Plotting code records
○ ○ ○ ○ ○ ○ ○

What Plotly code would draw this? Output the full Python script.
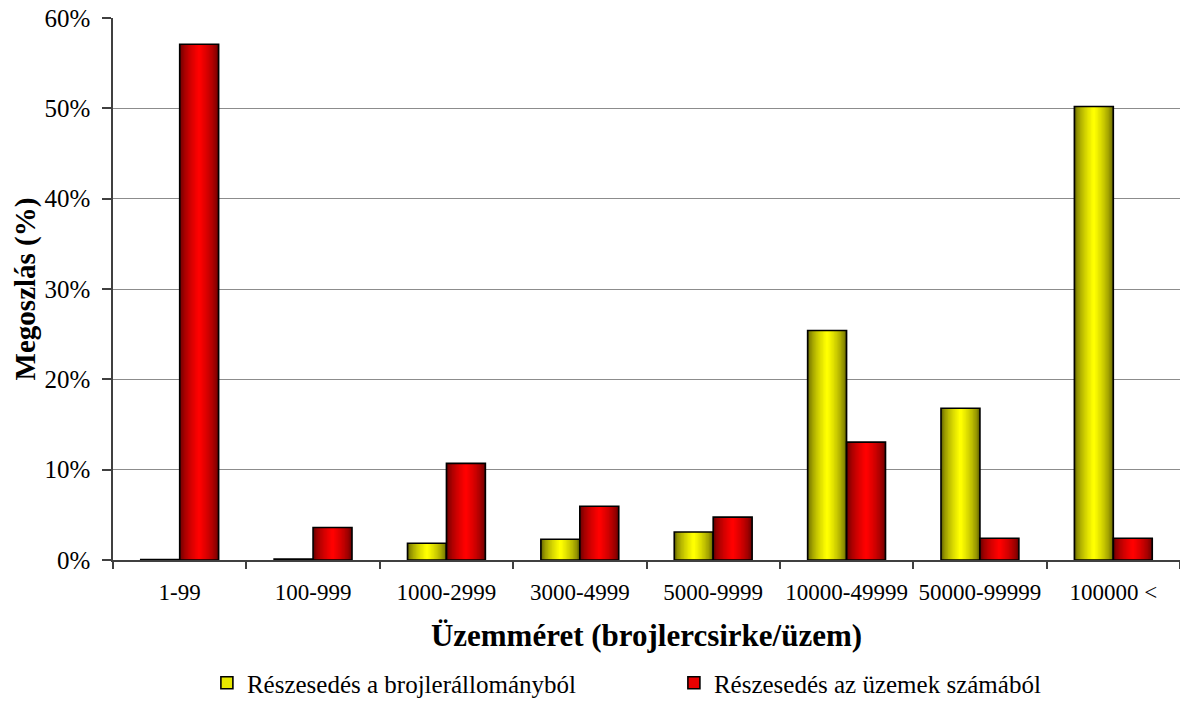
import plotly.graph_objects as go

categories = ["1-99", "100-999", "1000-2999", "3000-4999", "5000-9999",
              "10000-49999", "50000-99999", "100000 <"]
share_stock = [0.05, 0.1, 1.85, 2.3, 3.1, 25.4, 16.8, 50.2]
share_farms = [57.1, 3.6, 10.7, 5.95, 4.75, 13.05, 2.4, 2.4]
series_names = ["Részesedés a brojlerállományból", "Részesedés az üzemek számából"]
y_ticks = [0, 10, 20, 30, 40, 50, 60]
y_tick_labels = ["0%", "10%", "20%", "30%", "40%", "50%", "60%"]

FONT = "'Liberation Serif', 'Times New Roman', Times, serif"
BAR_W = 0.292
N_STEPS = 14


def mix(c1, c2, t):
    return "rgb(%d,%d,%d)" % tuple(round(a + (b - a) * t) for a, b in zip(c1, c2))


fig = go.Figure()

series = [
    (share_stock, series_names[0], -BAR_W, (96, 96, 0), (255, 255, 0)),
    (share_farms, series_names[1], 0.0, (100, 0, 0), (255, 0, 0)),
]

# gradient-like shading: nested bars of decreasing width, brightening toward centre
for values, name, base, dark, bright in series:
    for k in range(N_STEPS):
        f = 1 - k / N_STEPS
        w = BAR_W * f
        t = (k / (N_STEPS - 1)) ** 0.6
        fig.add_trace(go.Bar(
            x=categories, y=values, width=w, offset=base + (BAR_W - w) / 2,
            marker=dict(color=mix(dark, bright, t), line=dict(width=0)),
            showlegend=False, hoverinfo="skip"))
    fig.add_trace(go.Bar(
        x=categories, y=values, width=BAR_W, offset=base, name=name,
        marker=dict(color="rgba(0,0,0,0)", line=dict(color="black", width=1.6)),
        showlegend=False))

# legend entries
for values, name, base, dark, bright in series:
    fig.add_trace(go.Bar(
        x=categories, y=[None] * len(categories), name=name,
        marker=dict(color=mix(dark, bright, 0.85), line=dict(color="black", width=1.6)),
        showlegend=True))

fig.update_layout(
    template="none",
    width=1180, height=708,
    barmode="overlay",
    plot_bgcolor="white", paper_bgcolor="white",
    margin=dict(l=113, r=0, t=18, b=148),
    font=dict(family=FONT, color="black", size=24),
    showlegend=True,
)
fig.update_layout(legend=dict(
    orientation="h", x=0.088, xanchor="left", y=-0.227, yanchor="middle",
    font=dict(size=25, family=FONT, color="black"),
    entrywidth=422, entrywidthmode="pixels", traceorder="normal",
    bgcolor="rgba(0,0,0,0)"))
fig.update_xaxes(
    type="category", tickson="boundaries", ticks="outside", ticklen=7,
    tickcolor="#404040", tickwidth=1.5,
    showline=True, linecolor="#404040", linewidth=1.5, showgrid=False,
    tickfont=dict(size=23, family=FONT, color="black"), ticklabelstandoff=11,
    range=[-0.5, 7.5],
    title=dict(text="<b>Üzemméret (brojlercsirke/üzem)</b>",
               font=dict(size=31, family=FONT, color="black"), standoff=20),
)
fig.update_yaxes(
    range=[0, 60], tickmode="array", tickvals=y_ticks, ticktext=y_tick_labels,
    ticks="outside", ticklen=9, tickcolor="#404040", tickwidth=1.5,
    showline=True, linecolor="#404040", linewidth=1.5,
    showgrid=True, gridcolor="#8c8c8c", gridwidth=1,
    zeroline=False,
    tickfont=dict(size=25, family=FONT, color="black"), ticklabelstandoff=7,
    title=dict(text="<b>Megoszlás (%)</b>", font=dict(size=29, family=FONT, color="black"),
               standoff=0),
)

fig.write_html("out.html", config={"displayModeBar": False},
               post_script="document.body.style.margin='0px';document.body.style.padding='0px';")
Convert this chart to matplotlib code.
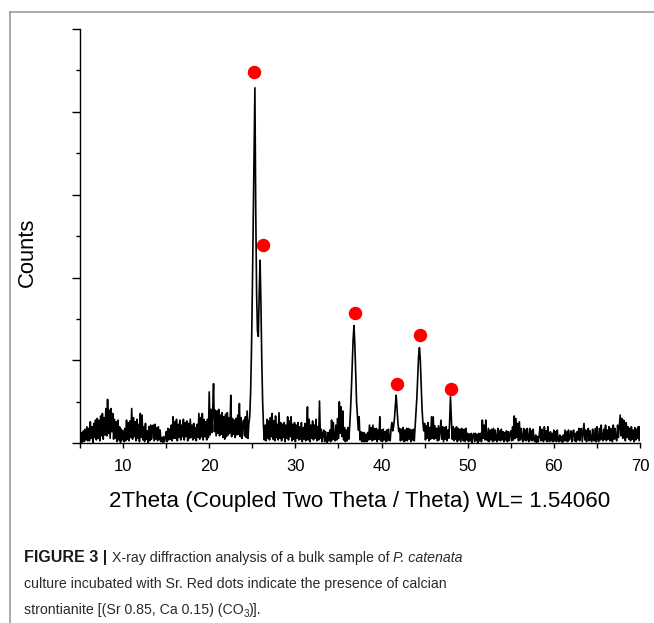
import numpy as np
import matplotlib.pyplot as plt
from matplotlib import font_manager
from matplotlib.lines import Line2D
from matplotlib.ticker import MultipleLocator

plt.rcParams['font.family'] = ['Liberation Sans', 'DejaVu Sans']

# intensity, 0.1 deg steps from 5.0 to 70.0 (one row per degree)
counts = [
    30, 130, 10, 90, 150, 20, 170, 40, 200, 30,            # 5
    180, 30, 260, 60, 200, 10, 240, 70, 280, 40,           # 6
    300, 60, 280, 30, 330, 90, 360, 50, 310, 100,          # 7
    420, 90, 530, 120, 400, 60, 420, 140, 360, 50,         # 8
    290, 60, 260, 20, 280, 40, 200, 10, 170, 40,           # 9
    150, 20, 180, 30, 280, 50, 250, 30, 270, 70,           # 10
    420, 50, 310, 80, 260, 30, 290, 60, 230, 20,           # 11
    360, 70, 340, 40, 200, 20, 240, 50, 150, 10,           # 12
    200, 30, 220, 50, 160, 220, 30, 230, 50, 190,          # 13
    30, 200, 40, 160, 20, 70, 10, 80, 20, 60,              # 14
    140, 20, 180, 40, 170, 50, 220, 30, 320, 60,           # 15
    260, 60, 290, 30, 230, 70, 280, 40, 220, 80,           # 16
    290, 40, 250, 80, 270, 30, 240, 60, 290, 70,           # 17
    220, 40, 240, 60, 190, 30, 230, 70, 360, 50,           # 18
    310, 80, 360, 40, 290, 80, 260, 40, 290, 70,           # 19
    620, 100, 410, 130, 380, 720, 140, 400, 90, 390,       # 20
    120, 410, 90, 340, 110, 370, 70, 320, 50, 350,         # 21
    80, 370, 100, 310, 120, 580, 80, 300, 110, 280,        # 22
    70, 300, 100, 340, 110, 480, 80, 310, 60, 240,         # 23
    280, 90, 320, 70, 390, 60, 240, 320, 600, 1100,        # 24
    1800, 2600, 3500, 4290, 2800, 1800, 1350, 1290, 1800, 2210,  # 25
    1700, 1000, 500, 200, 40, 220, 30, 290, 60, 270,       # 26
    40, 310, 80, 360, 50, 270, 30, 330, 70, 230,           # 27
    40, 370, 60, 250, 30, 230, 70, 250, 20, 220,           # 28
    60, 320, 40, 270, 80, 320, 30, 230, 50, 250,           # 29
    20, 220, 60, 250, 40, 200, 50, 250, 20, 190,           # 30
    50, 240, 30, 180, 440, 40, 290, 20, 220, 60,           # 31
    270, 40, 220, 60, 290, 30, 200, 40, 510, 60,           # 32
    170, 20, 120, 160, 20, 140, 40, 10, 130, 30,           # 33
    160, 20, 280, 40, 250, 60, 30, 220, 40, 300,           # 34
    60, 500, 120, 440, 80, 390, 40, 190, 20, 160,          # 35
    30, 190, 50, 200, 400, 650, 950, 1250, 1420, 1200,     # 36
    850, 500, 320, 160, 320, 40, 140, 20, 130, 20,         # 37
    130, 20, 110, 20, 130, 40, 220, 50, 190, 30,           # 38
    220, 40, 180, 50, 180, 20, 160, 50, 320, 30,           # 39
    160, 20, 170, 40, 140, 20, 160, 30, 170, 50,           # 40
    30, 170, 250, 150, 200, 300, 450, 580, 420, 250,       # 41
    140, 180, 30, 170, 40, 190, 20, 160, 30, 180,          # 42
    30, 180, 50, 170, 20, 160, 40, 170, 30, 200,           # 43
    350, 550, 800, 1050, 1155, 1000, 700, 420, 250, 150,   # 44
    240, 40, 210, 60, 250, 30, 190, 50, 320, 60,           # 45
    320, 50, 210, 60, 180, 30, 210, 40, 160, 280,          # 46
    50, 200, 20, 190, 50, 200, 30, 160, 60, 250,           # 47
    560, 300, 50, 200, 30, 180, 50, 200, 20, 180,          # 48
    40, 170, 20, 180, 60, 30, 170, 20, 180, 40,            # 49
    120, 20, 110, 30, 120, 10, 100, 120, 20, 120,          # 50
    30, 110, 10, 120, 30, 120, 20, 280, 60, 220,           # 51
    40, 280, 60, 30, 180, 20, 160, 40, 170, 20,            # 52
    180, 30, 160, 50, 20, 180, 40, 150, 30, 170,           # 53
    40, 140, 20, 130, 40, 150, 20, 140, 30, 120,           # 54
    150, 30, 200, 40, 330, 60, 300, 70, 240, 30,           # 55
    260, 40, 180, 60, 20, 180, 40, 160, 30, 180,           # 56
    50, 20, 180, 40, 150, 30, 170, 40, 20, 100,            # 57
    10, 80, 20, 100, 200, 30, 170, 50, 20, 200,            # 58
    40, 150, 20, 200, 50, 20, 140, 30, 120, 20,            # 59
    160, 30, 140, 20, 160, 40, 20, 100, 30, 80,            # 60
    10, 100, 30, 160, 30, 140, 20, 160, 40, 80,            # 61
    150, 20, 130, 160, 30, 120, 20, 140, 40, 180,          # 62
    30, 150, 180, 20, 130, 240, 40, 160, 20, 130,          # 63
    180, 30, 150, 40, 20, 170, 50, 30, 180, 20,            # 64
    200, 50, 20, 180, 40, 220, 60, 30, 170, 50,            # 65
    220, 30, 160, 50, 200, 30, 180, 60, 20, 220,           # 66
    50, 180, 60, 30, 220, 70, 200, 340, 90, 300,           # 67
    60, 280, 220, 30, 250, 70, 200, 50, 180, 30,           # 68
    200, 50, 160, 20, 190, 40, 170, 60, 200, 30,           # 69
    200,                                                   # 70
]
two_theta = np.linspace(5, 70, len(counts))

# red dots marking calcian strontianite reflections
dot_theta = [25.22, 26.19, 36.87, 41.74, 44.44, 48.12]
dot_counts = [4480, 2390, 1570, 710, 1310, 660]

x_label = "2Theta (Coupled Two Theta / Theta) WL= 1.54060"
y_label = "Counts"

W, H = 654, 623
fig = plt.figure(figsize=(W / 100, H / 100), dpi=100)

# thin grey frame around the figure panel (top and left edge)
frame = '#999999'
fig.add_artist(Line2D([9.5 / W, 1], [1 - 11.5 / H, 1 - 11.5 / H], color=frame, lw=1.2,
                      transform=fig.transFigure))
fig.add_artist(Line2D([9.5 / W, 9.5 / W], [1 - 11.5 / H, 0], color=frame, lw=1.2,
                      transform=fig.transFigure))

ax = fig.add_axes([80 / W, 1 - 443.3 / H, 560 / W, (443.3 - 29) / H])
ax.plot(two_theta, counts, color='black', lw=1.2)
ax.scatter(dot_theta, dot_counts, s=75, color='#ff0000', zorder=5, clip_on=False)

ax.set_xlim(5, 70)
ax.set_ylim(0, 5000)
for side in ['top', 'right']:
    ax.spines[side].set_visible(False)
for side in ['left', 'bottom']:
    ax.spines[side].set_linewidth(1.0)

ax.xaxis.set_major_locator(MultipleLocator(10))
ax.xaxis.set_minor_locator(MultipleLocator(5))
ax.yaxis.set_major_locator(MultipleLocator(1000))
ax.yaxis.set_minor_locator(MultipleLocator(500))
ax.tick_params(axis='x', which='both', direction='out', length=3.5, width=1.0,
               labelsize=12, pad=8)
ax.tick_params(axis='y', which='major', direction='out', length=6, width=1.0, labelleft=False)
ax.tick_params(axis='y', which='minor', direction='out', length=3, width=1.0)

fig.text(360 / W, 1 - 507 / H, x_label, fontsize=16.1, ha='center', va='baseline')
fig.text(27 / W, 1 - 252 / H, y_label, fontsize=15.8, rotation=90, ha='center', va='center')

# caption, written as runs of differently styled text
installed = {f.name for f in font_manager.fontManager.ttflist}
if 'Liberation Sans Narrow' in installed:
    cap_font, cap_size = 'Liberation Sans Narrow', 12.4
else:
    cap_font, cap_size = 'Liberation Sans', 10.2
cap_color = '#2a2a2a'
renderer = fig.canvas.get_renderer()


def run_width(s, **kw):
    a = fig.text(0, 0, '|' + s + '|', **kw)
    b = fig.text(0, 0, '||', **kw)
    w = a.get_window_extent(renderer).width - b.get_window_extent(renderer).width
    a.remove()
    b.remove()
    return w


def put_runs(x_px, y_px, runs):
    for s, kw in runs:
        style = dict(family=cap_font, fontsize=cap_size, color=cap_color)
        style.update(kw)
        dy = style.pop('rise', 0)
        fig.text(x_px / W, 1 - (y_px - dy) / H, s, ha='left', va='baseline', **style)
        x_px += run_width(s, **style)


put_runs(24, 562, [("FIGURE 3 | ", dict(family='Liberation Sans', fontsize=11.5,
                                          weight='bold', color='#1a1a1a')),
                   ("X-ray diffraction analysis of a bulk sample of ", {}),
                   ("P. catenata", dict(style='italic'))])
put_runs(24, 588, [("culture incubated with Sr. Red dots indicate the presence of calcian", {})])
put_runs(24, 614, [("strontianite [(Sr 0.85, Ca 0.15) (CO", {}),
                   ("3", dict(fontsize=cap_size * 0.7, rise=-3)),
                   (")].", {})])

fig.savefig('out.png', dpi=100)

○ ○ ○ ○ ○ ○ ○

_What is being asked_
Pictures stay out. Repeat only the lines from the beginning of the data through the line that has "import plotly.graph_objects as go".

_Result below_
What Plotly code would draw this? Output the full Python script.
import plotly.graph_objects as go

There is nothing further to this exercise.